Complementary to mutation control is strong read segregation. Distinguish read paths from write paths so that consumers fetch from the canonical source when accuracy matters and from materialized views when latency is critical. Materialized views can be refreshed using controlled pipelines that preserve provenance and latency budgets. Monitoring and alerting are essential: track lag, identify drift between sources and views, and automatically trigger reconciliation workflows when thresholds are breached. This separation helps maintain performance while preserving a single truth in the canonical store and reduces the blast radius of anomalies.

Privacy-by-design is integral to data ownership. Start by classifying data into sensitivity tiers and applying the principle of least privilege for all access points. Ensure that personal data has explicit consent tracking, retention windows, and deletion procedures that align with regulatory obligations. Use anonymization or pseudonymization where feasible for analytics, and keep a clear audit log of data access and processing activities. When a system interacts with sensitive information, enforce end-to-end encryption and secure channels. A well-structured policy layer reduces risk and clarifies who can see what at every stage of the data lifecycle.

Tooling and automation underpin the long-term health of a single source of truth. Invest in schema registries, contract testing, and automated data validation to catch drift before it affects production. Establish a CI/CD flow that includes data schema checks, migration scripts, and rollback plans. Use observability to quantify data quality metrics, such as completeness, accuracy, and timeliness, then act on adverse trends. Automation should extend to governance, with periodic reviews of ownership mappings and SSoT configurations. A disciplined toolchain makes the truth resilient to growth in data volume, features, and team size.

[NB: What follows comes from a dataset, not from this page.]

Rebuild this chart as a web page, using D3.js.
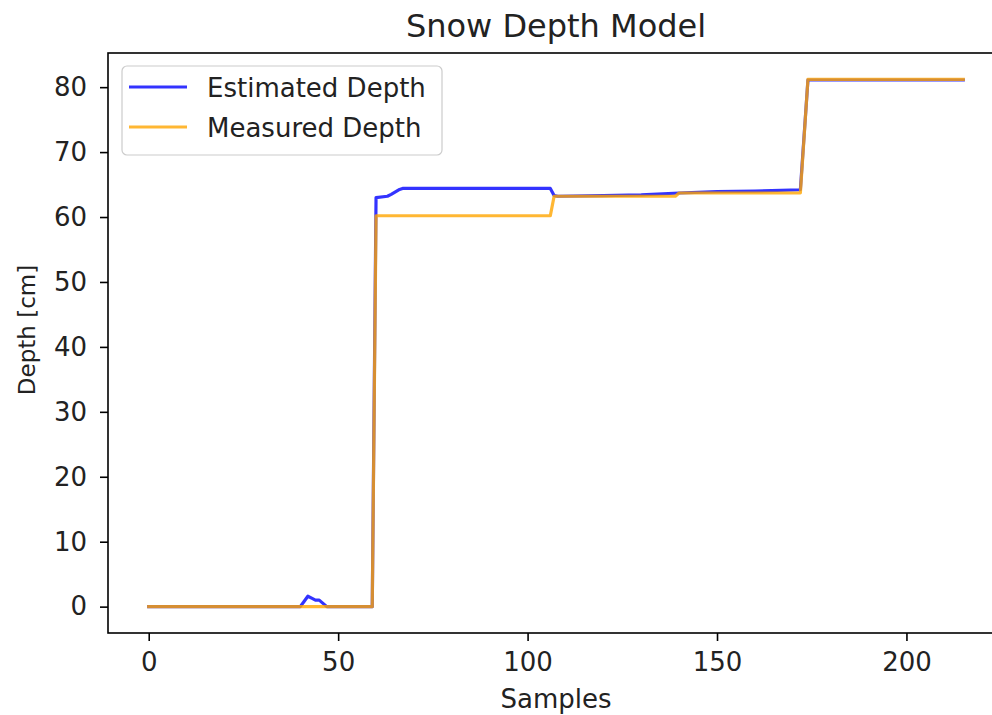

The principles outlined here apply across architectures, from monoliths to microservices and event-driven ecosystems. In all cases, the goal remains the same: minimize copies, maximize clarity of ownership, and ensure a reliable, accessible truth. Start with a small, focused domain to demonstrate the benefits of an explicit ownership model and a canonical store. As teams observe improvements in consistency, they will adopt the pattern more broadly. Document lessons learned, celebrate early wins, and iteratively refine contracts and event schemas. A learning-oriented approach keeps the data architecture adaptable while preserving the integrity of the single source of truth.

Long-term success depends on cultural alignment as much as technical design. Encourage cross-team collaboration to review data contracts, share incident postmortems, and rate the impact of changes on data quality. Establish a federation of data owners who can resolve conflicts, authorize schema evolutions, and approve deprecations. Invest in training that emphasizes data literacy, governance principles, and the practical implications of drift. With strong ownership, robust governance, and transparent synchronization, organizations can scale without compromising the reliability and trustworthiness of their data across all services.